MPI Jetson Nano

Hi,
I have a minor problem using MPIEXEC using the following call:
mpiexec --hostfile clusterfile ./simpleMPI

When clusterfile only has one ip adress, i.e. one node it still says it will start 4 processes.
And when adding another node (new ip adress for second nano) it will start 8 processes.
Using jtop for the two different nano boards, I can see the both GPUs start to process information but the process generates an error both with 1 or 2 nano boards.

I can add the key -np 1 when running just one of the boards and can use MPI to connect the other board individually, but this does not work if I would like to run both at the same time.

I have used the setup from (examples/how_to_build_nvidia_jetson_gpu_cluster.md at master · garyexplains/examples · GitHub)
and I have seen a previous post that partially solved connection to other node
(Open MPI network setup)

What i would like to know is why the hostfile generate 4 times as many nodes for each node, it seems like thats where the problem is.

Kind regards

Magnus

I can’t answer this, may other developers help to share experiences or have suggestions.

Hi,
a solution… not a good one… will let my IT guys look at this…

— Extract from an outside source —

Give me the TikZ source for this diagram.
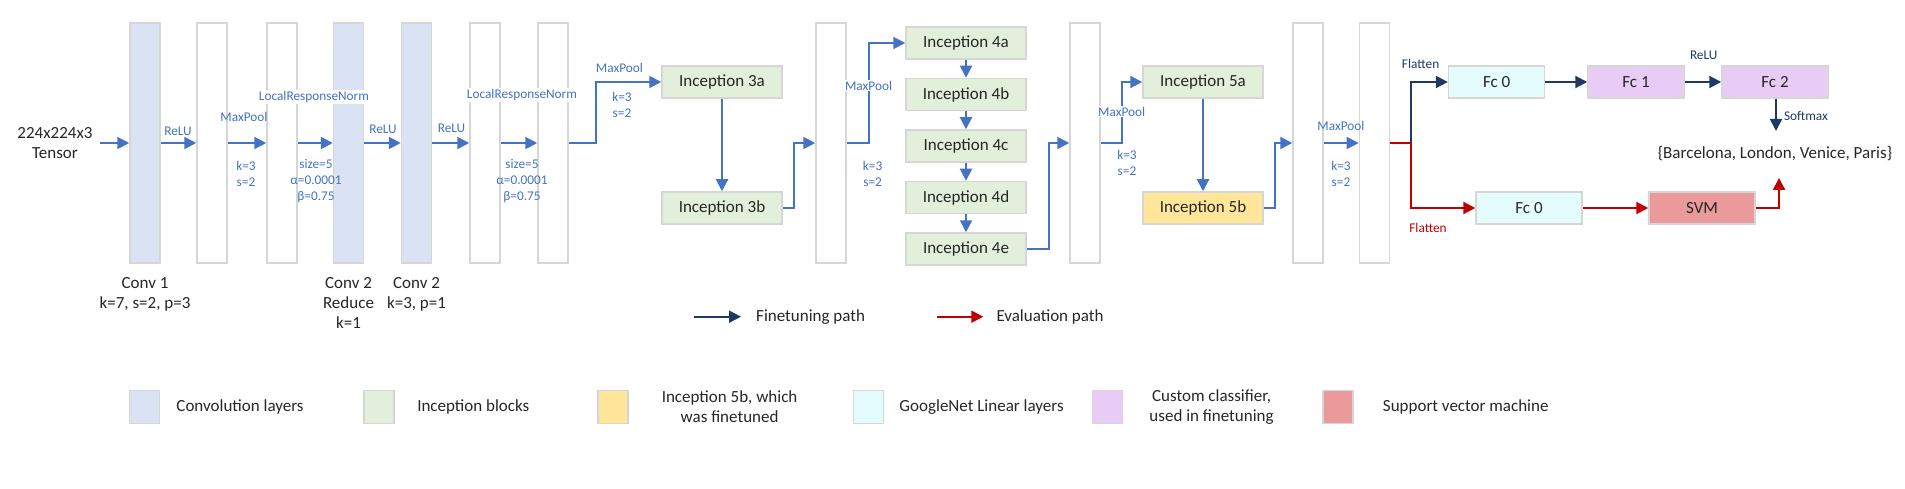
\documentclass[tikz,border=0pt]{standalone}
\usepackage{fontspec}
\setmainfont{Carlito}
\usepackage{tikz}
\usetikzlibrary{positioning,arrows.meta}
\definecolor{convblue}{HTML}{DAE3F3}
\definecolor{incepgreen}{HTML}{E2EFDA}
\definecolor{tunedyellow}{HTML}{FFE699}
\definecolor{linearcyan}{HTML}{E4FCFC}
\definecolor{customlilac}{HTML}{E8CCF6}
\definecolor{svmred}{HTML}{EA9A9A}
\definecolor{boxgrey}{HTML}{D6D6D6}
\definecolor{textgrey}{HTML}{262626}
\definecolor{arrowblue}{HTML}{4472C4}
\definecolor{pathblue}{HTML}{1F3864}
\definecolor{pathred}{HTML}{C00000}

\begin{document}
\begin{tikzpicture}[x=1pt, y=-1pt,
                font=\fontsize{17}{20}\selectfont, text=textgrey,
                layer/.style={draw=boxgrey, line width=1.5pt, minimum width=30pt, minimum height=240pt, inner sep=0pt},
                conv/.style={layer, fill=convblue},
                block/.style={draw=boxgrey, line width=1.5pt, minimum width=120pt, minimum height=32pt, inner sep=0pt},
                incep/.style={block, fill=incepgreen},
                tuned/.style={block, fill=tunedyellow},
                linear/.style={block, fill=linearcyan, minimum width=96pt},
                custom/.style={block, fill=customlilac, minimum width=96pt},
                svmbox/.style={block, fill=svmred, minimum width=106pt},
                swatch/.style={draw=boxgrey, line width=1.5pt, minimum width=30pt, minimum height=33pt, inner sep=0pt},
                legtext/.style={inner sep=2pt, align=center},
                arr/.style={-{Triangle[length=12pt,width=12pt]}, line width=2pt, draw=arrowblue},
                ftarr/.style={arr, draw=pathblue},
                evarr/.style={arr, draw=pathred},
                note/.style={font=\fontsize{13.3}{16}\selectfont, text=arrowblue, inner sep=1pt, align=center},
                cover/.style={note, fill=white}
                ]
\useasboundingbox (0,0) rectangle (1905,489);

% stem
\node[align=center] (input) at (55,143) {224x224x3\\Tensor};
\node[conv]  (l1) at (145,143) {};
\node[layer] (l2) at (212,143) {};
\node[layer] (l3) at (282,143) {};
\node[conv]  (l4) at (348.5,143) {};
\node[conv]  (l5) at (416.5,143) {};
\node[layer] (l6) at (485,143) {};
\node[layer] (l7) at (553,143) {};

\node[below=10pt of l1, align=center] (conv1lbl) {Conv 1\\k=7, s=2, p=3};
\node[below=10pt of l4, align=center] (conv2rlbl) {Conv 2\\Reduce\\k=1};
\node[below=10pt of l5, align=center] (conv2lbl) {Conv 2\\k=3, p=1};

% inception blocks
\node[incep] (i3a) at (722,82) {Inception 3a};
\node[incep] (i3b) at (722,208) {Inception 3b};
\node[layer] (l8) at (831,143) {};
\node[incep] (i4a) at (966,43) {Inception 4a};
\node[incep, below=18pt of i4a] (i4b) {Inception 4b};
\node[incep, below=18pt of i4b] (i4c) {Inception 4c};
\node[incep, below=18pt of i4c] (i4d) {Inception 4d};
\node[incep, below=18pt of i4d] (i4e) {Inception 4e};
\node[layer] (l9) at (1085,143) {};
\node[incep] (i5a) at (1203,82) {Inception 5a};
\node[tuned] (i5b) at (1203,208) {Inception 5b};
\node[layer] (l10) at (1308,143) {};
\node[layer] (l11) at (1374.4,143) {};

% classifiers
\node[linear] (fc0a) at (1496.6,82) {Fc 0};
\node[custom] (fc1) at (1636,82) {Fc 1};
\node[custom, minimum width=106pt] (fc2) at (1775,82) {Fc 2};
\node[linear, minimum width=106pt] (fc0b) at (1529,208) {Fc 0};
\node[svmbox] (svm) at (1702,208) {SVM};
\node (classes) at (1775,154) {\{Barcelona, London, Venice, Paris\}};
\coordinate (split) at (1411.4,143);
\coordinate (softend) at (1776,131);
\coordinate (evalend) at (1779,178);

% connectors
\draw[arr, shorten <=4pt] (input.east) -- (l1.west);
\draw[arr] (l1.east) -- (l2.west);
\draw[arr] (l2.east) -- (l3.west);
\draw[arr] (l3.east) -- (l4.west);
\draw[arr] (l4.east) -- (l5.west);
\draw[arr] (l5.east) -- (l6.west);
\draw[arr] (l6.east) -- (l7.west);
\draw[arr] (l7.east) -- ++(27,0) |- (i3a.west);
\draw[arr] (i3a) -- (i3b);
\draw[arr] (i3b.east) -- ++(11,0) |- (l8.west);
\draw[arr] (l8.east) -- ++(22.6,0) |- (i4a.west);
\draw[arr] (i4a) -- (i4b);
\draw[arr] (i4b) -- (i4c);
\draw[arr] (i4c) -- (i4d);
\draw[arr] (i4d) -- (i4e);
\draw[arr] (i4e.east) -- ++(22.6,0) |- (l9.west);
\draw[arr] (l9.east) -- ++(21.7,0) |- (i5a.west);
\draw[arr] (i5a) -- (i5b);
\draw[arr] (i5b.east) -- ++(11,0) |- (l10.west);
\draw[arr] (l10.east) -- (l11.west);
\draw[line width=2pt, pathred] (l11.east) -- (split);
\draw[ftarr] (split) |- (fc0a.west);
\draw[evarr] (split) |- (fc0b.west);
\draw[ftarr] (fc0a) -- (fc1);
\draw[ftarr] (fc1) -- (fc2);
\draw[ftarr] (fc2.south -| softend) -- (softend);
\draw[evarr] (fc0b) -- (svm);
\draw[evarr] (svm.east) -| (evalend);

% labels
\node[note] at (178,131) {ReLU};
\node[note] at (244,117) {MaxPool};
\node[note] at (246,174) {k=3\\s=2};
\node[cover] at (314,97) {LocalResponseNorm};
\node[note] at (316,181) {size=5\\α=0.0001\\β=0.75};
\node[note] at (383,129.5) {ReLU};
\node[note] at (451.5,128.5) {ReLU};
\node[cover] at (522,95) {LocalResponseNorm};
\node[note] at (522,181) {size=5\\α=0.0001\\β=0.75};
\node[note] at (619.5,68) {MaxPool};
\node[note] at (622,105) {k=3\\s=2};
\node[cover] at (868.6,85.7) {MaxPool};
\node[note] at (872.6,173.7) {k=3\\s=2};
\node[cover] at (1121.7,111.7) {MaxPool};
\node[note] at (1127,163) {k=3\\s=2};
\node[note] at (1341,126) {MaxPool};
\node[note] at (1341,174) {k=3\\s=2};
\node[note, text=pathblue] at (1420.6,64) {Flatten};
\node[note, text=pathred] at (1428,228) {Flatten};
\node[note, text=pathblue] at (1703.7,55) {ReLU};
\node[note, text=pathblue] at (1806,115.7) {Softmax};

% path legend
\coordinate (ft1) at (694,316.7);
\coordinate (ft2) at (741,316.7);
\coordinate (ev1) at (937,316.7);
\coordinate (ev2) at (983.3,316.7);
\draw[ftarr] (ft1) -- (ft2);
\draw[evarr] (ev1) -- (ev2);
\node[legtext, right=13pt of ft2] (ftlbl) {Finetuning path};
\node[legtext, right=11pt of ev2] (evlbl) {Evaluation path};

% colour legend
\node[swatch, fill=convblue]    (sw1) at (144.5,407) {};
\node[swatch, fill=incepgreen]  (sw2) at (378.8,407) {};
\node[swatch, fill=tunedyellow] (sw3) at (612.8,407) {};
\node[swatch, fill=linearcyan]  (sw4) at (868.5,407) {};
\node[swatch, fill=customlilac] (sw5) at (1107.5,407) {};
\node[swatch, fill=svmred]      (sw6) at (1338,407) {};
\node[legtext, right=14pt of sw1] {Convolution layers};
\node[legtext, right=20.5pt of sw2] {Inception blocks};
\node[legtext, right=31pt of sw3] {Inception 5b, which\\was finetuned};
\node[legtext, right=13pt of sw4] {GoogleNet Linear layers};
\node[legtext, right=24pt of sw5] {Custom classifier,\\used in finetuning};
\node[legtext, right=27pt of sw6] {Support vector machine};
\end{tikzpicture}
\end{document}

time mpiexec --mca btl_tcp_if_include eth0 --pernode --hostfile clusterfile ./simpleMPI

breakdown: --mca btl_tcp_if_include eth0
for some reason internal ip stuff…
next: --pernode
seems to be needed, else 4 CPUs will get the same information???

Kind regards
Magnus

This topic was automatically closed 14 days after the last reply. New replies are no longer allowed.